Pour ne pas réitérer les erreurs du passé, il faut que les débats sur les questions de politique étrangère soient largement portés à la connaissance de l'opinion, estime le président du Département des relations extérieures du Patriarcat de Moscou, l'archiprêtre Vsévolod Tchapline. L'opinion russe reste encore assez indifférente aux démarches de ses politiques sur l'échiquier international. Par contre, les Russes font grand cas de l'image de leur pays dans le monde. La plupart voudraient que la Russie soit une grande puissance, dont on tiendrait compte de l'opinion dans le monde. Toutefois cela ne veut pas dire que dans l'imagination des Russes la Russie doivent jouer un rôle d'"épouvantail". Par exemple, ils savent que les actions du pays dans l'arène mondiale sont justes et conformes au droit international. C'est cette certitude dans la justesse de la politique appliquée de nos jours qui anime le patriotisme de la population russe. Cela concerne les événements aussi bien du présent que du passé.

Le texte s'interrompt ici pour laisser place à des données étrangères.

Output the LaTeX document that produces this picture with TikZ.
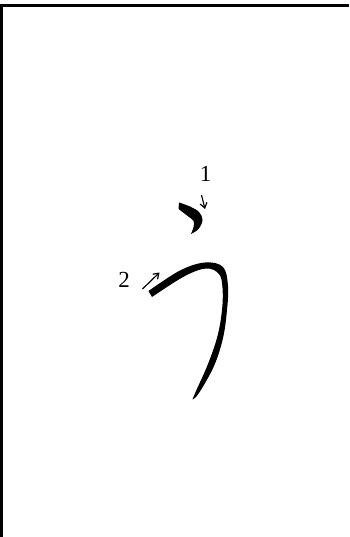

La veille du 150-e anniversaire de la Guerre de Crimée une attention toute particulière est attachée à la restauration des monuments érigés à la mémoire des soldats tués. Cependant, le meilleur moyen de rendre hommage aux morts, ce serait de restituer le rôle véritable de la Russie dans ce conflit. C'est important aussi pour les futurs rapports russo-européens. Car si au cours des manifestations qui vont avoir lieu en Crimée la Russie est une nouvelle fois présentée en qualité d'agresseur aux yeux de l'Occident (même s'il s'agit du passé), cette image se réancrerait pour longtemps dans la conscience des jeunes Européens. Alors la nouvelle génération de Russes connaîtrait de nouveau l'amertume de l'humiliation tout comme ceux qui avaient été les témoins de l'isolement et du dénigrement de la Russie au milieu du XIX-e siècle.